- Exercise -
Give back the exact lines spanning from the line with "Give me the" to the line with "y_ticks = [0, 10, 20, 30]", with both of those lines included and no others.

- Data section -
|---|

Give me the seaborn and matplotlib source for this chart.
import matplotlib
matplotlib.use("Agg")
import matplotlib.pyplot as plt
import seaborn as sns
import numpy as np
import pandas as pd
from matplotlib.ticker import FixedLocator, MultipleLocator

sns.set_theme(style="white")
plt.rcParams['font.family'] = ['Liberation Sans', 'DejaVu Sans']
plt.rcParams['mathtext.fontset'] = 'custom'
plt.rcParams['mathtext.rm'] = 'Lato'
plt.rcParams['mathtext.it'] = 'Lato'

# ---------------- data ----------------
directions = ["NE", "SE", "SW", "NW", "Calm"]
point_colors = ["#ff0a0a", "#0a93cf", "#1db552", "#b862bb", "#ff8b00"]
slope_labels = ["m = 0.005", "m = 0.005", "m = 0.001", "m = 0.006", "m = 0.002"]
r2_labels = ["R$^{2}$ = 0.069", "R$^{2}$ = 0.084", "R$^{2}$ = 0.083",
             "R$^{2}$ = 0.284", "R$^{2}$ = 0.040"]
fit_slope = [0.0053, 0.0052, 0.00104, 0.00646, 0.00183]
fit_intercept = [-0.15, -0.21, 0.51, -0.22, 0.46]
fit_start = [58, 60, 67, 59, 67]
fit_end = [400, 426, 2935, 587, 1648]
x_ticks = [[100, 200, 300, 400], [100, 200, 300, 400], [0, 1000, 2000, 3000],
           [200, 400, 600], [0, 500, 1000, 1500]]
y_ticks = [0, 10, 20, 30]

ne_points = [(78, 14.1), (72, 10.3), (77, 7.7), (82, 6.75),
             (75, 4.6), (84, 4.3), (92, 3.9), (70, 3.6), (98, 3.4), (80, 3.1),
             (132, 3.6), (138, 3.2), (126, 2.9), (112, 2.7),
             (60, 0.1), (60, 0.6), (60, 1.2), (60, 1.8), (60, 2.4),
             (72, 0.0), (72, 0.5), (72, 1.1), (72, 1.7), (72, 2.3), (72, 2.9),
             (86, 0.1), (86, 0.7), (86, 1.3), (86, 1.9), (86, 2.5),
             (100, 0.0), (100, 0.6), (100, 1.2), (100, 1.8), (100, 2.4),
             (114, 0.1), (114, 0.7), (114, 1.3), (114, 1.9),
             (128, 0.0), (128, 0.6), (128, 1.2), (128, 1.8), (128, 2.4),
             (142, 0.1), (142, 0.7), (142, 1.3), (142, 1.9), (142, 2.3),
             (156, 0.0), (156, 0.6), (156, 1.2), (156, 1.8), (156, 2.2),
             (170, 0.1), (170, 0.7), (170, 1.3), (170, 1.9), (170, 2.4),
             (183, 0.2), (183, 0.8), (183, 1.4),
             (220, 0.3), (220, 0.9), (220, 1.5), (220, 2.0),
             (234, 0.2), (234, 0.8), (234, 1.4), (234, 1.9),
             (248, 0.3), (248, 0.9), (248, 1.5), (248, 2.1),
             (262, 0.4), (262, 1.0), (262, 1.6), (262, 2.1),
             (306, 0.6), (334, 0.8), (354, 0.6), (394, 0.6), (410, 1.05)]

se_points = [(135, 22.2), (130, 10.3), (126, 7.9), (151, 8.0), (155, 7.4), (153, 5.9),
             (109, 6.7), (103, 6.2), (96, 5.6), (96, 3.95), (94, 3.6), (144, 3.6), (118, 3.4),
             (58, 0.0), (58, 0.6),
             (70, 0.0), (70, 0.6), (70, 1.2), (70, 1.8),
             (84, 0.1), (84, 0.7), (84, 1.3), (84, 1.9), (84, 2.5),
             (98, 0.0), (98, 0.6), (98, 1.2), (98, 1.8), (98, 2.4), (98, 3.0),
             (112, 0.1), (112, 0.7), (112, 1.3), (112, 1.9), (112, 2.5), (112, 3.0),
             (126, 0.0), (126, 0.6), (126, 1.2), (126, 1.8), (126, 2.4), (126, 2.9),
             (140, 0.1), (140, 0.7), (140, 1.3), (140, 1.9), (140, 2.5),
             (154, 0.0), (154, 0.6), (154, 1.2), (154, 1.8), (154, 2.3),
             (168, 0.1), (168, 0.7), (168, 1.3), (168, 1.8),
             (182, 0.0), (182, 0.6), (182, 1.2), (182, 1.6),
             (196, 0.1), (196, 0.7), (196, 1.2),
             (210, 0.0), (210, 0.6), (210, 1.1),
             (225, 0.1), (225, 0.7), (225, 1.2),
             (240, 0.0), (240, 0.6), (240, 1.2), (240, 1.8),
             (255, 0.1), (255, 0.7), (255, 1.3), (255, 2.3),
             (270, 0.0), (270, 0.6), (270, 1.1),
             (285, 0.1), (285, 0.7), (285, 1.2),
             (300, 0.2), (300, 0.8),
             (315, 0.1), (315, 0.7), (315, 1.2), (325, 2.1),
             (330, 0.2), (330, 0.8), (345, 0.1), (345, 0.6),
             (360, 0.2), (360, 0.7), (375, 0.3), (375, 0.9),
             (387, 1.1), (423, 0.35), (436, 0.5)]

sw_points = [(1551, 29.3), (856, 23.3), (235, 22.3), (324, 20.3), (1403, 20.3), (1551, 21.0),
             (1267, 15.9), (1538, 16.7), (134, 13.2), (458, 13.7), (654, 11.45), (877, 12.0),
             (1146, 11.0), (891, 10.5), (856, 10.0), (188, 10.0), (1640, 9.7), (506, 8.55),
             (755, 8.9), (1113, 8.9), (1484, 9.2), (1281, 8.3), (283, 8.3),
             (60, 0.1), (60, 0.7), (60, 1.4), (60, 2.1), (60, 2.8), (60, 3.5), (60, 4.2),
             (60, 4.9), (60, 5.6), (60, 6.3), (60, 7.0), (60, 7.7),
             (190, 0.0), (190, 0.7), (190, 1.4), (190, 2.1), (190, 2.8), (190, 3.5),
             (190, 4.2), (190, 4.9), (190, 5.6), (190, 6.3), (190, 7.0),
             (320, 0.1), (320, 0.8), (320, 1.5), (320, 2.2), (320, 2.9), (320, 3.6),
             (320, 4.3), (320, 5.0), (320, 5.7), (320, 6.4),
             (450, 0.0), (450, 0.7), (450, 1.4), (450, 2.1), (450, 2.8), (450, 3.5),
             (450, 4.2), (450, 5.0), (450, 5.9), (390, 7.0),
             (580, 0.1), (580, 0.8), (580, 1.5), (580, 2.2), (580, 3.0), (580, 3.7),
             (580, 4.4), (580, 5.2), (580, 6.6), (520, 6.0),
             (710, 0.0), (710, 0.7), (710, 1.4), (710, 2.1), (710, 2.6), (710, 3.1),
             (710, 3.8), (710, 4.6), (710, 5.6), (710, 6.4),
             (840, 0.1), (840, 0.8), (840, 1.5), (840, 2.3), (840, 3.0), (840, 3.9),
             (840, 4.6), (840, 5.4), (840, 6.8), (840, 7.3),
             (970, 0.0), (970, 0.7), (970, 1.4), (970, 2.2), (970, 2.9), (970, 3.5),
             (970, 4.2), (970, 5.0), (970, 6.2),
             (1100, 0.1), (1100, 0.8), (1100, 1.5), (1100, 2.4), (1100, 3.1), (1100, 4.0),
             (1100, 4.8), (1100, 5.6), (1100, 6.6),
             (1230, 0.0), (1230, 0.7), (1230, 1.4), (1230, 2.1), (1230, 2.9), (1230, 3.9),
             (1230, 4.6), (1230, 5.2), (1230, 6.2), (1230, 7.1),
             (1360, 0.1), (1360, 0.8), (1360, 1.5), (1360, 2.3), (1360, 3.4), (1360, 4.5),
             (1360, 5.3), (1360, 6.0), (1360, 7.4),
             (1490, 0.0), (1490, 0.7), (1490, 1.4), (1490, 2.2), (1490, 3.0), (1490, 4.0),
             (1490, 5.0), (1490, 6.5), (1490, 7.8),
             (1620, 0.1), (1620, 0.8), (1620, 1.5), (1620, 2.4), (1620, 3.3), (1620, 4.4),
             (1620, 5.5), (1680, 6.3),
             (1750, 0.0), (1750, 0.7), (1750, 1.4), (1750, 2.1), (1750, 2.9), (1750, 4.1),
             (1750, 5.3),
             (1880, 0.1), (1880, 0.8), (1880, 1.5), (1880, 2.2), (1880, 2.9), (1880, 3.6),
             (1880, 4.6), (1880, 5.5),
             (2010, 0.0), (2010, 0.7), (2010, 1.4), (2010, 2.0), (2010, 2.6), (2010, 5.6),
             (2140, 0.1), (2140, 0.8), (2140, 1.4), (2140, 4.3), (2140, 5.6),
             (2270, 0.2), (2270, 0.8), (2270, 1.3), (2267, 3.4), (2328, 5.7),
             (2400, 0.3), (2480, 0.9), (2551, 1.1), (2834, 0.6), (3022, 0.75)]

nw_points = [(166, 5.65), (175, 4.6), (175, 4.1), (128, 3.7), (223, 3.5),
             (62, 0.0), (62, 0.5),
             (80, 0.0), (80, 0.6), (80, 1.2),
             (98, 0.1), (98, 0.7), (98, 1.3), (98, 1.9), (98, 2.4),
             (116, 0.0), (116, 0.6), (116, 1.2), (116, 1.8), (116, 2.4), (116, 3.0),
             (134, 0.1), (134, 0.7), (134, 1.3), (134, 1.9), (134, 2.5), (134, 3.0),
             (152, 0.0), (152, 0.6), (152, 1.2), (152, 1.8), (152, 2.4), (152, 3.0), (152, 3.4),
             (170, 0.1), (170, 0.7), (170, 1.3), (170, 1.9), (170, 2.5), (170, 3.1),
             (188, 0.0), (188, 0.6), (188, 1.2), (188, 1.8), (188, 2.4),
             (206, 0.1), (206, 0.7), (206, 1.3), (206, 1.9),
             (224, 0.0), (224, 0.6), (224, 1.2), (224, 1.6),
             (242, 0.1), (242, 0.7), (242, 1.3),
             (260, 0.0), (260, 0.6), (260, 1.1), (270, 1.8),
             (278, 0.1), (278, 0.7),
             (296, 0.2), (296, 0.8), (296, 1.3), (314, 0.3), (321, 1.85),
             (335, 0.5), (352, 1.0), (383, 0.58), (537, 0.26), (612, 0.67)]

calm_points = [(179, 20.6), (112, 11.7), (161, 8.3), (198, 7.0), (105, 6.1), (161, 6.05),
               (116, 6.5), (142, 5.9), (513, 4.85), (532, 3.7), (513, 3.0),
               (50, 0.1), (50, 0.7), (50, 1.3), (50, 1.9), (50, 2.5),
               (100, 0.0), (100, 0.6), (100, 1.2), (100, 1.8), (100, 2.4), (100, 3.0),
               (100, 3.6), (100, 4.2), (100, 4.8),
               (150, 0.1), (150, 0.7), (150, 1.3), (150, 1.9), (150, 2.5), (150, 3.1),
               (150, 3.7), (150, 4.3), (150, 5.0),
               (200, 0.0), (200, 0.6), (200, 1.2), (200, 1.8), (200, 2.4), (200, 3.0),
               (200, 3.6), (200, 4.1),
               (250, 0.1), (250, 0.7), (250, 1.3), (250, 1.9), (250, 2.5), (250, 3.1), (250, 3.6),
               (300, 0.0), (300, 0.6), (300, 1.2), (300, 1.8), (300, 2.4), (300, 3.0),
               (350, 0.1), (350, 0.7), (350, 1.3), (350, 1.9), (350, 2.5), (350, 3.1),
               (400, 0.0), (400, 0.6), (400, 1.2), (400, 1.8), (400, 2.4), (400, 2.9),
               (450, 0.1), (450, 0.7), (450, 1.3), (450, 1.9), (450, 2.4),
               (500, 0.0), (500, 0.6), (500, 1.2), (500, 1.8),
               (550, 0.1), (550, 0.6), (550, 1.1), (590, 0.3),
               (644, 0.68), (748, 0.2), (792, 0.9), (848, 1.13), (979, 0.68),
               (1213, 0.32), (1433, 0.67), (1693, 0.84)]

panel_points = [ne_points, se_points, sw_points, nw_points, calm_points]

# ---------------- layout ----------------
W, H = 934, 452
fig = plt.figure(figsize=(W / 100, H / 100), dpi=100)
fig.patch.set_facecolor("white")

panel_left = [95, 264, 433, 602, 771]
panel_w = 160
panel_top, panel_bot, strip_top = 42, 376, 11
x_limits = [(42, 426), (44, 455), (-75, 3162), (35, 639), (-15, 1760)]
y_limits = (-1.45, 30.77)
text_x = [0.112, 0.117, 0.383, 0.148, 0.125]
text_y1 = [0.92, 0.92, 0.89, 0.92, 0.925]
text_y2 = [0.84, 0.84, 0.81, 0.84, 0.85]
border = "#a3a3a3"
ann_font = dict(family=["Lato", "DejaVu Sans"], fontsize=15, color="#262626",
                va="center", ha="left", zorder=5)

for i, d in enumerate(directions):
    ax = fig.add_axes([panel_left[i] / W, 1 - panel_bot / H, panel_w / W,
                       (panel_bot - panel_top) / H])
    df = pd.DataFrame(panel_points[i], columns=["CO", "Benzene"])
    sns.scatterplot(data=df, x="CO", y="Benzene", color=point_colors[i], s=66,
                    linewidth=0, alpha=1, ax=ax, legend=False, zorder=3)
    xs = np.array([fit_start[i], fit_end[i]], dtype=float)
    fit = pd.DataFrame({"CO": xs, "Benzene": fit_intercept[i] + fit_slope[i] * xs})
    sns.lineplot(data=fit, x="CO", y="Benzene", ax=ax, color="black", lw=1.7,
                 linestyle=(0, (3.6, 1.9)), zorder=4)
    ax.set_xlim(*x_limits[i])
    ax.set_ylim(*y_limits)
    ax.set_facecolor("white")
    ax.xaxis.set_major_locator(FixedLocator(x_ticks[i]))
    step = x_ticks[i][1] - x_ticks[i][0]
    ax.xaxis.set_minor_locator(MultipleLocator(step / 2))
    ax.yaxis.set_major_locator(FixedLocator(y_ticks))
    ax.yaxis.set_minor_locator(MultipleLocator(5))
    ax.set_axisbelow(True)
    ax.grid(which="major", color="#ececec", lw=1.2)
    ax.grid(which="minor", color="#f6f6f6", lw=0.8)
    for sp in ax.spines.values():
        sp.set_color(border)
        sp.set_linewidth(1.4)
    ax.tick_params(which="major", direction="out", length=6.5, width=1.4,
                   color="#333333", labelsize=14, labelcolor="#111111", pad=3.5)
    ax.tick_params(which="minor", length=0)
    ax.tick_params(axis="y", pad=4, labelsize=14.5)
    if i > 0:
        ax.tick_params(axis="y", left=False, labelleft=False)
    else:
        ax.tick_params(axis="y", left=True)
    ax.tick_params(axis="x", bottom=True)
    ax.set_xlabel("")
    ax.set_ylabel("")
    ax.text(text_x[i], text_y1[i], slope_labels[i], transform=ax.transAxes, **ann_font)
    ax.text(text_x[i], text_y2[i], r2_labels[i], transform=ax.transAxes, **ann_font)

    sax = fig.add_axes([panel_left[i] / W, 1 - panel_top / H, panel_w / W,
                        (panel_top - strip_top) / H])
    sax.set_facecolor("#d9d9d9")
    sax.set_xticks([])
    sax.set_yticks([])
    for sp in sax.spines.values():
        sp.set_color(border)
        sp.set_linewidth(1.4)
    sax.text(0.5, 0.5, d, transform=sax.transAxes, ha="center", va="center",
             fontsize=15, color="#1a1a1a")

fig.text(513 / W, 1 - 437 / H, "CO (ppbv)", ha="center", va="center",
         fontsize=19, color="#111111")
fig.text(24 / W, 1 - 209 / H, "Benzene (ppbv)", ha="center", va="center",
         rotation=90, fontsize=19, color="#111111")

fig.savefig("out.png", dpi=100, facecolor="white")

|---|

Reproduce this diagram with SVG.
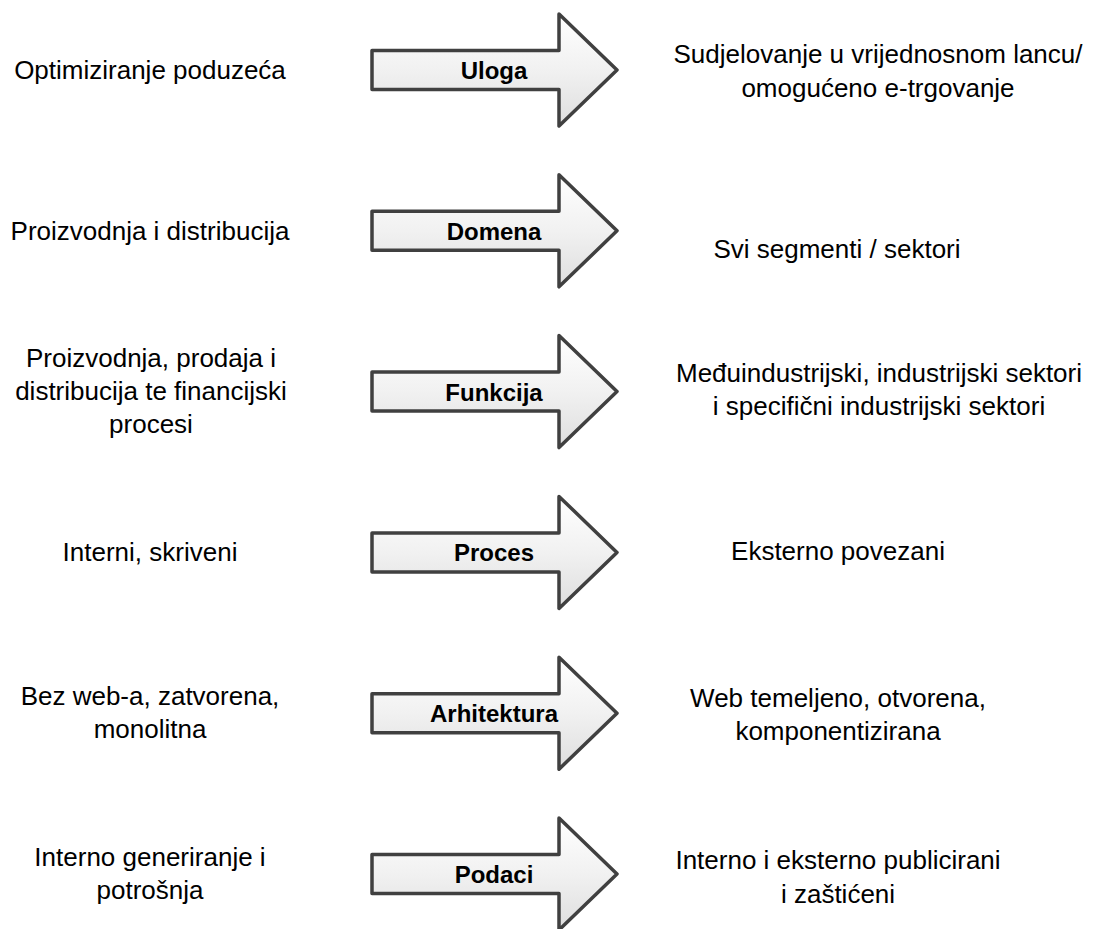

|---|

- Finished exercise -
Give me the seaborn and matplotlib source for this chart.
import matplotlib
matplotlib.use("Agg")
import matplotlib.pyplot as plt
import seaborn as sns
import numpy as np
import pandas as pd
from matplotlib.ticker import FixedLocator, MultipleLocator

sns.set_theme(style="white")
plt.rcParams['font.family'] = ['Liberation Sans', 'DejaVu Sans']
plt.rcParams['mathtext.fontset'] = 'custom'
plt.rcParams['mathtext.rm'] = 'Lato'
plt.rcParams['mathtext.it'] = 'Lato'

# ---------------- data ----------------
directions = ["NE", "SE", "SW", "NW", "Calm"]
point_colors = ["#ff0a0a", "#0a93cf", "#1db552", "#b862bb", "#ff8b00"]
slope_labels = ["m = 0.005", "m = 0.005", "m = 0.001", "m = 0.006", "m = 0.002"]
r2_labels = ["R$^{2}$ = 0.069", "R$^{2}$ = 0.084", "R$^{2}$ = 0.083",
             "R$^{2}$ = 0.284", "R$^{2}$ = 0.040"]
fit_slope = [0.0053, 0.0052, 0.00104, 0.00646, 0.00183]
fit_intercept = [-0.15, -0.21, 0.51, -0.22, 0.46]
fit_start = [58, 60, 67, 59, 67]
fit_end = [400, 426, 2935, 587, 1648]
x_ticks = [[100, 200, 300, 400], [100, 200, 300, 400], [0, 1000, 2000, 3000],
           [200, 400, 600], [0, 500, 1000, 1500]]
y_ticks = [0, 10, 20, 30]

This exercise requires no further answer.